In 1888, the Company obtained a franchise for a streetcar company. To run its tracks, the Company built up land across the path of the creek, damming up the waters and forming a lake. Dirt for the dam was dug up from the opposite side of the lake, to create what is now the casting pond. Later, the lake was deepened by dredging with mule teams.

The new pool was named West End Lake. Two artesian wells were drilled to fill it. Improvements included a roadway around the lake, some landscaping, a boat landing, and a clubhouse on a floating island. When the floating island did not work out, the clubhouse was moved to the bank of the lake. West End became the social center of the city.

As other suburbs developed, West End declined in popularity. The depression of 1893 added to the Company's financial woes. The people who loaned money to the Company (Julia Anderson and F.H. Baldwin) foreclosed on the property, and the lenders took possession. At his death, Baldwin left his interest in West End Lake to the University of Cincinnati, a city-owned institution. Anderson joined with the University to give 87 acres of land to the City of San Antonio on the condition that the lake and surrounding area be improved.

In 1920, the West End Improvement Club was organized to work with the city in the development, improvement, and beautification of West End and the lake. The club changed the name of the lake and, with the approval of the City Council, West End Lake became Woodlawn Lake.

Many more improvements were made to the park including the addition of a playground, community building, concrete-lined swimming pool, a new arch proclaiming "Josephine Tobin Driveway," a spillway, more dredging was done, and a new artesian well with a pump station was added so the lake could be maintained as a live body of water.

In the 1970s the Woodlawn Lake Comunity Association was formed to carry on the work of its predecessor, the West End Improvement Club. In 2000, Woodlawn Lake Park was designated a historic district. A flood control project (widening an inlet channel) took place from 2013-2015. In 2016, WLCA began work on a Centennial Garden, a native plants habitat for birds and butterflies, to mark the park's 100 years.

After our history lesson, we took off on a short walk to look at the lake and the Centennial Garden.  

Made by children in the park's summer program to
commemorate our country's centennial.
Woodlawn Lake was known for its miniature boat sailing club. Our tour guide didn't know if this club was still going.

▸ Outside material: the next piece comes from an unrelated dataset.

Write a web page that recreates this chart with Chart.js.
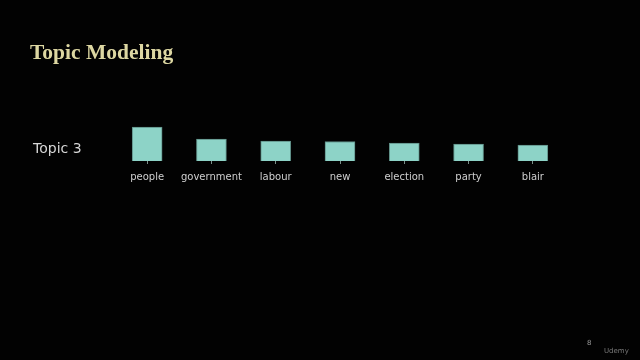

Tile art on the side of the Sailing Club clubhouse.
Egyptian goose napping by the lake.
A lighthouse in the lake is for decoration only,
Swan Lake?
Pretty tile work on the planters: picnickers.
Kite flying. 
When we finished looking at the lake and its landscaping, we were invited to go on a short walk. At that point, the other four people bailed out. They missed the most interesting part of the walk (in my opinion). We walked a few hundred feet across a parking lot and road to the Centennial Garden. As we approached the garden, two other tour experts met us at a picnic shelter. These guys knew every plant in the landscape and I believe one of them was a lepidopterist. He identified the butterflies we saw today.

Centennial Garden to attract birds and butterflies.
As we walked through the garden, I was able to ply these guys with all sorts of questions about the best plants for butterflies and hummingbirds. Three tour guides for the two of us! Wow.

Male Monarch butterfly with mist flowers
and dwarf lantana in the background.
Here is a list of hummingbird, butterfly, and moth friendly plants (at least in South Central Texas):

  • Dwarf Porterweed (comes in red, blue, salmon, and pink): Plant 4' apart. It has a tall, spiky flower (cut off spike when done blooming), and is an evergreen
  • Sensitive Plant: ground cover. Be sure to get the kind without thorns!!
  • Dwarf Lantana: comes in different colors (red, yellow, orange)
  • Tropical Milkweed: About 2-3' tall with a red flower
  • Asters: Fall blooming, bushy, about 2-3' tall with a lavender flower. Lady Aster can be mowed down to 2" and will still flower. It makes a great ground cover as it spreads.  Do NOT get the New England asters!
  • Frog fruit (he gave me some starter plants, no less)
  • Crag lily: endangered species; has a yellow spike flower
  • Sweet almond verbena: tall
They wanted me to be sure to get photos of their signage, so I obliged.

 




After our tour, we drove by the Basilica of the Little Flowers. We've talked about going to see it many times and since we were so close, we drove by. My picture had to be taken quickly because church was letting out and we were blocking traffic for a few seconds.

Basilica of the Little Flowers.
Again, we had another very interesting day. We are so enamored of The Cultural Landscape Foundation tours, that we are planning to go to Nashville next April. I can't wait to see what gems we find in Nashville to tour! (April is when we start our 6-7 month 5th-wheel travels from San Antonio to the northeastern United States.)